Schitrit addresses Jenny and Rona, characters in his film who are loosely based on somewhat known street women in central Tel Aviv. The other characters in the film, hipsters with a dedication to self absorbed Instagram photography and a penchant for night life, he admits are based on his peers and generation “it’s definitely us, young Tel Avivians; a generation so busy with themselves, so busy with projecting an image of themselves without dealing with internal content and issues, only with how things look from the side.” They are constantly photographing one another and whilst one of them says “I know that you are at your best right now” the other is busy photographing a package from the Bakery.
The film paints a tangible portrait of young life in Tel Aviv, personifying our lives with precision. The rooftop setting which has a meaningful place in the film for instance, reminds us of the rooftops we frequented in our adolescence, the same venue where Dylan and I first met. It had a concrete ledge with an extended surface which enabled us to jump if we wanted to scare newcomer friends who joined our crew.
In the film, Dylan’s father, a builder by profession, was recruited to build an external ledge like this to enable the filming of the building, inwards.
It turns out that to the unfamiliar eye, this seems far-fetched. “I got all kinds of reactions about how much this looks staged and theatrical” says Schitrit. “Some shied away from it because it seemed fake to them, the detachment of girls in bathing suits. But picnics on a concrete rooftop is something that seemed natural to me. That’s the nature of Tel Aviv. On top of your building is a place that is semi private and it belongs to you – you feel a sense of ownership over it since you grew up there.”
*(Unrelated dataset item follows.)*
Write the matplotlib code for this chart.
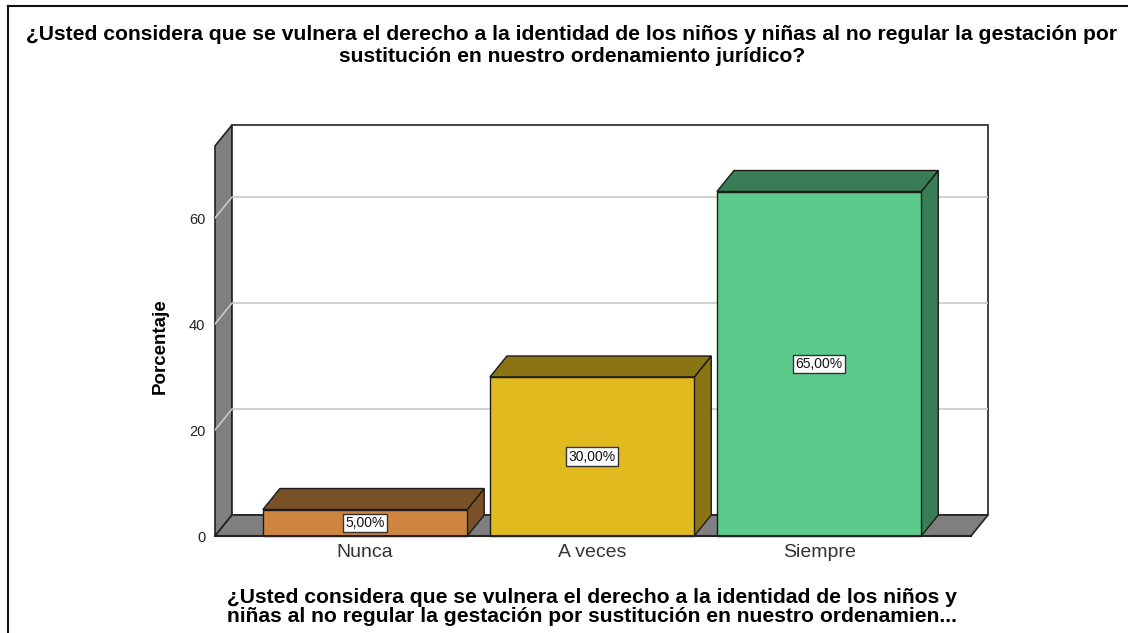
import matplotlib
matplotlib.use("Agg")
import matplotlib.pyplot as plt
from matplotlib.patches import Polygon, Rectangle
from matplotlib.lines import Line2D

plt.rcParams['font.family'] = ['Liberation Sans', 'DejaVu Sans']

# ---- data ----
categories = ["Nunca", "A veces", "Siempre"]
values = [5.0, 30.0, 65.0]
value_labels = ["5,00%", "30,00%", "65,00%"]
y_ticks = [0, 20, 40, 60]
front_colors = ["#CD853F", "#E0BA1F", "#5CCA8B"]
dark_colors = ["#7A5028", "#8A7414", "#387D55"]
title = ("¿Usted considera que se vulnera el derecho a la identidad de los niños y niñas al no regular la gestación por\n"
         "sustitución en nuestro ordenamiento jurídico?")
x_title = ("¿Usted considera que se vulnera el derecho a la identidad de los niños y\n"
           "niñas al no regular la gestación por sustitución en nuestro ordenamien...")
y_title = "Porcentaje"

W, H = 1128, 633
fig = plt.figure(figsize=(W / 100, H / 100), dpi=100)
fig.patch.set_facecolor("white")

# axes geometry (pixels)
L_px, R_px, B_px, T_px = 215, 988, 536, 126
ax = fig.add_axes([L_px / W, (H - B_px) / H, (R_px - L_px) / W, (B_px - T_px) / H])
x0, x1 = -0.661, 2.744
ymax = 77.36
ax.set_xlim(x0, x1)
ax.set_ylim(0, ymax)
for s in ax.spines.values():
    s.set_visible(False)
ax.patch.set_alpha(0)

DX = 17 / 227.0
DY = 3.96
wall_top = 73.6
bw = 0.9

# left wall
ax.add_patch(Polygon([(x0, 0), (x0, wall_top), (x0 + DX, wall_top + DY), (x0 + DX, DY)],
                     closed=True, facecolor="#7F7F7F", edgecolor="#222222", lw=1.2, clip_on=False, zorder=1))
# back wall
ax.add_patch(Rectangle((x0 + DX, DY), x1 - x0 - DX, wall_top, facecolor="white",
                       edgecolor="#222222", lw=1.2, clip_on=False, zorder=1))
# floor
ax.add_patch(Polygon([(x0, 0), (x1 - DX, 0), (x1, DY), (x0 + DX, DY)],
                     closed=True, facecolor="#7F7F7F", edgecolor="#222222", lw=1.2, clip_on=False, zorder=2))
# gridlines
for v in y_ticks[1:]:
    ax.add_line(Line2D([x0, x0 + DX, x1], [v, v + DY, v + DY], color="#C8C8C8", lw=1.2, zorder=1.5))

# bars
for i, (v, fc, dc) in enumerate(zip(values, front_colors, dark_colors)):
    l, r = i - bw / 2, i + bw / 2
    ax.add_patch(Polygon([(r, 0), (r + DX, DY), (r + DX, v + DY), (r, v)], closed=True,
                         facecolor=dc, edgecolor="#1a1a1a", lw=1.0, zorder=3, clip_on=False))
    ax.add_patch(Polygon([(l, v), (r, v), (r + DX, v + DY), (l + DX, v + DY)], closed=True,
                         facecolor=dc, edgecolor="#1a1a1a", lw=1.0, zorder=3, clip_on=False))
    ax.add_patch(Rectangle((l, 0), bw, v, facecolor=fc, edgecolor="#1a1a1a", lw=1.0, zorder=4, clip_on=False))
    ax.text(i, v / 2, value_labels[i], ha="center", va="center", fontsize=10, color="#111111", zorder=5,
            bbox=dict(boxstyle="square,pad=0.15", facecolor="white", edgecolor="#333333", lw=1.0))

# front baseline
ax.add_line(Line2D([x0, x1 - DX], [0, 0], color="#222222", lw=1.5, zorder=5, clip_on=False))

ax.set_yticks(y_ticks)
ax.set_yticklabels([str(t) for t in y_ticks], fontsize=10.5, color="#222222")
ax.set_xticks(range(len(categories)))
ax.set_xticklabels(categories, fontsize=14, color="#333333")
ax.tick_params(axis="y", length=0, pad=7)
ax.tick_params(axis="x", length=0, pad=6)

fig.text(160 / W, 1 - 346 / H, y_title, ha="center", va="center", rotation=90,
         fontsize=13.5, fontweight="bold")

fig.text(572 / W, 1 - 46 / H, title, ha="center", va="center", fontsize=15.2, fontweight="bold",
         linespacing=1.2)
fig.text(592 / W, 1 - 607 / H, x_title, ha="center", va="center", fontsize=15.2, fontweight="bold",
         linespacing=1.02)

# outer frame (partially visible)
fig.add_artist(Line2D([8 / W, 8 / W], [0, 1 - 6 / H], color="#111111", lw=1.5, transform=fig.transFigure))
fig.add_artist(Line2D([8 / W, 1], [1 - 6 / H, 1 - 6 / H], color="#111111", lw=1.5, transform=fig.transFigure))

fig.savefig("out.png", dpi=100)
Dylan created this film with his friends, a clique of young film graduates trained by Thelma Yellin and Ironi Alef high schools, who all volunteered. “As I was writing, I already began looking for people, but I didn’t have money to produce anything” he says. “I reached out to Blue Dobrecky, the cinematographer, we studied together and had already worked together on many projects in our highschool film department. He is a visual genius and a maverick musician. A friend connected me to Harel (Ben Melech, the Producer). Everyone came together and volunteered for the film out of love for filmmaking and the desire to create something.
The cast, the actors, amongst them Ori Yaniv who has film and TV mileage under his belt signed up for an independent film of a 22 year old. “I sent him the script through Facebook and he answered me ‘ok, I really like this, let’s do it’ and I thought to myself ‘ok, you got it, I guess.”
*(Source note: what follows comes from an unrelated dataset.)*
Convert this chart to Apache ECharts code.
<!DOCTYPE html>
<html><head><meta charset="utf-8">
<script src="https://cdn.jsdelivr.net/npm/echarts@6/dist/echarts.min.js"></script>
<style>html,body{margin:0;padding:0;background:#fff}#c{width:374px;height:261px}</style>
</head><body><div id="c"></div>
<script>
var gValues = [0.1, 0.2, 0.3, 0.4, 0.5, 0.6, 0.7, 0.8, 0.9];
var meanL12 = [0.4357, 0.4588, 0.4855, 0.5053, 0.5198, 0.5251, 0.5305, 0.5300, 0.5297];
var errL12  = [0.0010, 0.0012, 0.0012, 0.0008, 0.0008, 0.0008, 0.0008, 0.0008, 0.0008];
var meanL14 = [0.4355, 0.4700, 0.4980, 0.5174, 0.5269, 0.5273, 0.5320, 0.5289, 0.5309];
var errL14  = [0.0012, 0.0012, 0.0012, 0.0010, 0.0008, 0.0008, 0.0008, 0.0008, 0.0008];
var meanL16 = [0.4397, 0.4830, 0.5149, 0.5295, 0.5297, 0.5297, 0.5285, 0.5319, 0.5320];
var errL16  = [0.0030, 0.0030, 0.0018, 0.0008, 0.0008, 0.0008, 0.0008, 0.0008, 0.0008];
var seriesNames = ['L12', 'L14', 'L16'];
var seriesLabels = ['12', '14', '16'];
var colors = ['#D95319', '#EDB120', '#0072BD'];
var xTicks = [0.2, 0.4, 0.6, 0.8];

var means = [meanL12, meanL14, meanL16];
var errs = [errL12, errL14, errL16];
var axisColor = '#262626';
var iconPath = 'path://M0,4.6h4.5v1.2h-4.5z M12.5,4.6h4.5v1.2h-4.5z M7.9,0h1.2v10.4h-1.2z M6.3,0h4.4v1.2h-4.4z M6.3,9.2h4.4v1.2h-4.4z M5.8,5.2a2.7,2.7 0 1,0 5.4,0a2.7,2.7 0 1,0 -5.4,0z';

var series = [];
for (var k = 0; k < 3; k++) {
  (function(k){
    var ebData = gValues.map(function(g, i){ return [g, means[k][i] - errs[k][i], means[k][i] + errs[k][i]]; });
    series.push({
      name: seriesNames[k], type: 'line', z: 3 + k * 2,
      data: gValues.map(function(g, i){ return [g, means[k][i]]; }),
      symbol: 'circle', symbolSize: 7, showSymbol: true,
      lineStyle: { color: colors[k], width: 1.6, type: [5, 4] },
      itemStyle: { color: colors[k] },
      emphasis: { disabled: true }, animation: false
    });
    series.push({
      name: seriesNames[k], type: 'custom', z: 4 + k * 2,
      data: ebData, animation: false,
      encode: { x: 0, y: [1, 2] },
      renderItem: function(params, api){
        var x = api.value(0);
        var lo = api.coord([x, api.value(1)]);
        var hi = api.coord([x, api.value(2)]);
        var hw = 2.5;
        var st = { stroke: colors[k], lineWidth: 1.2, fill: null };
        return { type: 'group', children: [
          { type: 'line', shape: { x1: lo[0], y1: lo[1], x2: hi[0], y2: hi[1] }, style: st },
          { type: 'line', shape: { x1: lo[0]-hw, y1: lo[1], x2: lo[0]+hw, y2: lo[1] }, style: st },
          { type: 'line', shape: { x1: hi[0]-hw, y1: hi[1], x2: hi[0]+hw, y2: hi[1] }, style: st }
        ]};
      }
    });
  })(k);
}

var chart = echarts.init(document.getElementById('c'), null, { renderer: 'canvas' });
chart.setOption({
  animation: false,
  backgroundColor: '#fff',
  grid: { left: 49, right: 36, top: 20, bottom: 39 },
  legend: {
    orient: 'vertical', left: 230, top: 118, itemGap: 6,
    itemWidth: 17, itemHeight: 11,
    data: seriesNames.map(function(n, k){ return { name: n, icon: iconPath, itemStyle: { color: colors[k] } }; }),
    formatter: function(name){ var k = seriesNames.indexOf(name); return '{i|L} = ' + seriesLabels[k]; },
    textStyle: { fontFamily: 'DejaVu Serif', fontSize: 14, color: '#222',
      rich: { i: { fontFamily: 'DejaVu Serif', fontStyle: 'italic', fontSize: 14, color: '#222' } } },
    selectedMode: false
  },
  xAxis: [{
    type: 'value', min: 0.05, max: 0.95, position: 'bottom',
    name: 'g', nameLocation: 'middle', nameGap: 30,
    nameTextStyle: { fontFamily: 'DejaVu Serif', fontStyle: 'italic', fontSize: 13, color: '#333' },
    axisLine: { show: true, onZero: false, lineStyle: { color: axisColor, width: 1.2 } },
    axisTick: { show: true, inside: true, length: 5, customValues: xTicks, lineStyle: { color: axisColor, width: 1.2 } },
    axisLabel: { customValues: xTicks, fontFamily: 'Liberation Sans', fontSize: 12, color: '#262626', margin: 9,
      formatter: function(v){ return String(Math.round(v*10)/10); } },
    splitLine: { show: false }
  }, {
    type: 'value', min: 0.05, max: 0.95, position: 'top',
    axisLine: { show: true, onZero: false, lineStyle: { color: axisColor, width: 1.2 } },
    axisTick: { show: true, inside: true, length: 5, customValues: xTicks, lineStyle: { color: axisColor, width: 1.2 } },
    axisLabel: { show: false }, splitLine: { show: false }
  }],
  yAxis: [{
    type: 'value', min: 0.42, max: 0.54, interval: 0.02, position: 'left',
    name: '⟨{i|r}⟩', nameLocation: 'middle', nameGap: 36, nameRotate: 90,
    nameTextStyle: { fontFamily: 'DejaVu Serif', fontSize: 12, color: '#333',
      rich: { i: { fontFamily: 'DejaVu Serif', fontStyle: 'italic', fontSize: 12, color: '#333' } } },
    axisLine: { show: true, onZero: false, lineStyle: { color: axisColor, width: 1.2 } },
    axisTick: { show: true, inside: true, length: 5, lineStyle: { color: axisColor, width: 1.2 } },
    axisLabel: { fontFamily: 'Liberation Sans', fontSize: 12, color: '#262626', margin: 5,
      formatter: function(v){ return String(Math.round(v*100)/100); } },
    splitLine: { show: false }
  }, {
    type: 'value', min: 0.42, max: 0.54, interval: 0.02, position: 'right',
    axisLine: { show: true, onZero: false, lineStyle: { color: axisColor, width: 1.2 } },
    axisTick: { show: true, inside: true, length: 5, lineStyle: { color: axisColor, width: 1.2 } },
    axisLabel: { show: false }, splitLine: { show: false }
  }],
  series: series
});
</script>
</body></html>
In order to fund the production, Dylan used his military funds for all three days of guerilla filming, and an additional six months that amongst other things Schitrit worked on an original and impressive music score with Guy Kaira and Eddie Gerzen from the jazz department of Thelma Yellin. The team managed to create a precise and relevant film which made its way to Israel’s leading film festival and won its top award. “The film thrives on its own superficiality and the deeper idea comes from understanding it in its entirety, the contrast between ‘up above’ and ‘down below’ and to understand the portrait that is us. I think that all of the characters, including the street women are us, in a way, our generation, our city and our perception of it.”